Reviewed by G.L. Horton
Phyllis Ngy's "Weldon Rising", at the Coyote Theatre, is the kind of piece most theatre people recognize as "cutting edge". It is more of a tone poem on the theme of the consequences of inaction than a drama in the Aristotelian sense . There is no plot, and the characters are so alienated that they have no real connections, no interactions that advance or change their relationships with each other. The setting is both very specific: "Little West 12th Street, New York City's meat-packing district"-- and fluid enough that interior and exterior scenes occur simultaneously, along with asides and soliloquies that can only be thought of as mental processes that are overheard by the audience.
The script makes huge demands, challenging its actors and director to discover or invent a rhythmic line and internal dynamics to replace the conflicts and suspense of traditional drama, and requiring that its staging climax with an epiphanic transfiguration in which Weldon and the rest "rise" to another plane. But the payoff is that it is nothing like what you can sit at home and tune in to during Prime Time. It is theatre, all right. Essential theatre.
Director Steve Maler and his cast at Coyote have met this challenge, and while the performance is a tad short of delivering the life-altering catharsis the script's poetry implies, they deliver an admirable and absorbing evening.
The most prominent pieces of the collage involve Natty Weldon, (Peter Bubriski) an aging sales clerk who lives closeted on the lower West Side. He has cherished his long-term lover, Jimmy, (Josh Karch) now dead. But even when Jimmy was alive Natty was isolated, cut off from the community: from the straight world by his hidden sexual identity, from the gay scene by his retiring temperament. "I'm not good looking enough to have gay friends.", Natty complains.
Natty can't dance, he's no longer young -- no, he was never young, not in that way-- and as for looks, he "could be beautiful", but only under the rarest of circumstances. Natty, wearing only a pair of boxer shorts and a black wool beret, primps in a parody of narcissism at a cosmetic-loaded vanity table located stage right of the main playing area of a trash-strewn alley, going off into an extended Ngy aria on the circumstances or locations wherein he was or could be "beautiful".
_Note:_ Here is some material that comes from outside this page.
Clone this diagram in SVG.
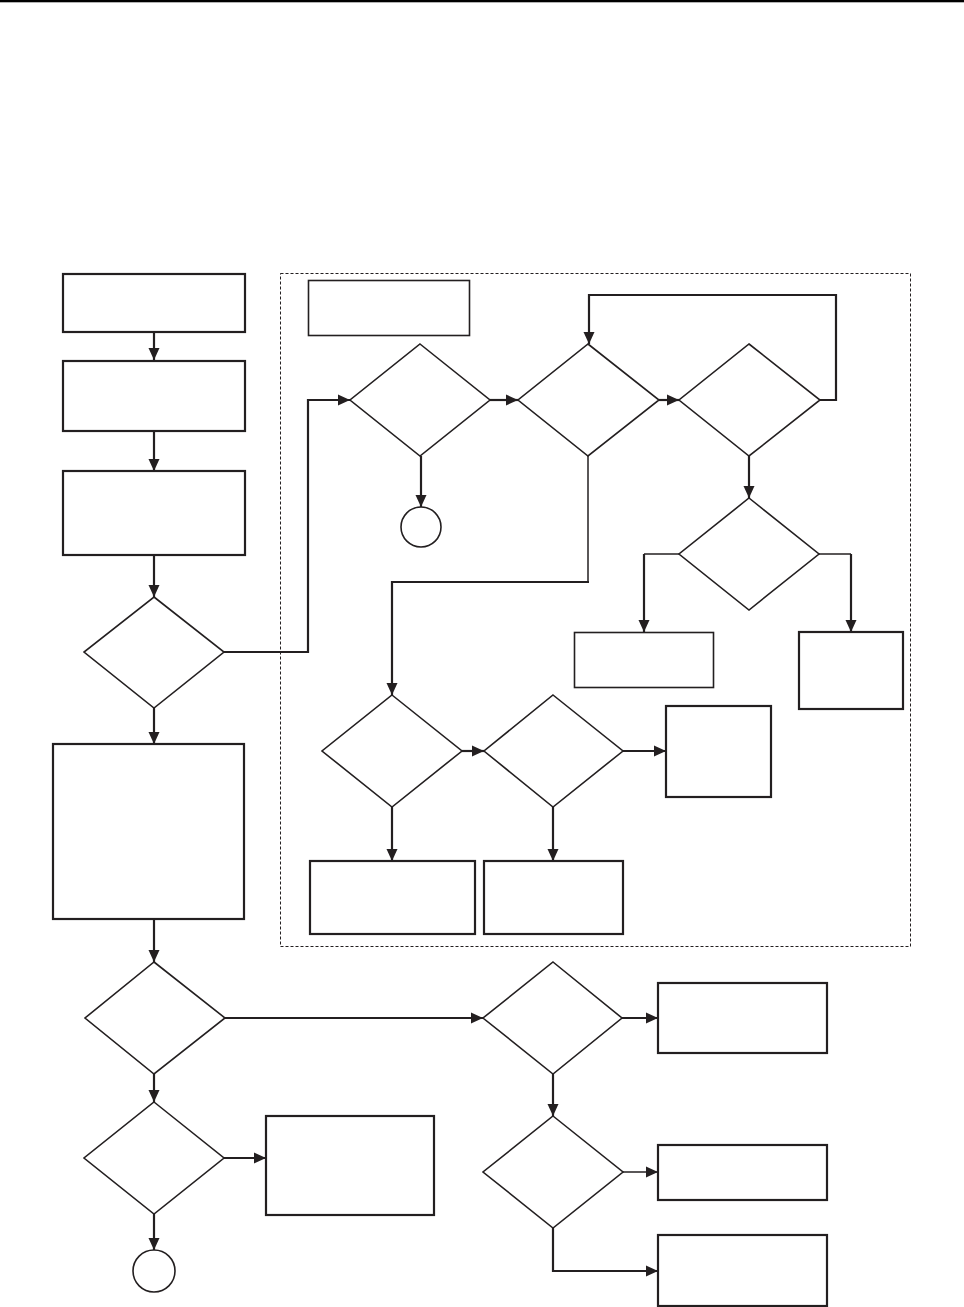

From there Natty segues into a rapturous description of how and when he and Jimmy met, how they courted and loved: "Your body was a testament to youth and so was mine in my half-assed way." Then he recounts how the pair of them were accosted by a young punk (Andrew Amondson) who knifed Jimmy to death in the alley, while cowardly Natty ran away and left his lover to bleed to death on a heap of garbage. "The sky split open, the temperature rose, and nothing's been the same since".
Interspersed with this are glimpses of a lesbian couple, Jaye (Siobhan Brown and Tilly (N.Rose Liberace, whose apartment overlooks the alley where Jimmy died. They, too, saw the stabbing and did nothing, except dial 911. They had seen Jimmy and Natty in the neighborhood, they knew that Jimmy was "one of them", and murdered because of it, yet they stayed inside and let his life drain away without the comfort of a human voice or hand. Because they were afraid. For this couple, also, nothing has ever been the same.
The final, and most spectacular, character is Marcel, a black leather miniskirted drag queen/homeless person who haunts the West Side Highway, accosting potential tricks and referring to him/herself in the third person. D'metrius Conley-Williams has a ball with this character, ripping into the dishy lines, but ripping the heart out of the audience, too.
These characters circle each other and the event, clash, back away, retreat, brood, distract: while at intervals a radio voice announces that the hottest day in history is growing hotter still, the temperature shooting up past 140 degrees to the point where everything must boil or melt. This effect, plus the sound score by J. Hagenbuckle, and the lighting design by John Malinowski-- which includes cars and trucks approaching, slowing, stopping, speeding away--- is brilliantly done. Every aspect of Ngy's script, in fact, has been the focus of loving, artistic attention.
Although she is an American, and has been more than commonly successful in her native land, Ngy has relocated to England where the terms of "success" for playwrights whose names are not household words are much more generous. Last summer I saw her "The Strip" at the Royal Court Theatre, where she was playwright-in-residence. A large cast of brilliant actors, many of them familiar from movies or PBS' Masterpiece or Mystery! displayed their amazingly accurate regional American accents, while the designers spared no effort to put Ngy's Las Vegas fantasia on stage. The Royal Court actors weren't as successful as Coyote at engaging the audience's complicity in Ngy's vision, but their effort was impressive. Then, as now, I was flooded with envy and frustration. Ngy is undeniably talented, but there are a half-dozen writers in the Boston area every bit as talented, whose works would shine if the same kind of skill and care was lavished upon them. Why does America leave it up to Britain to nurture our culture?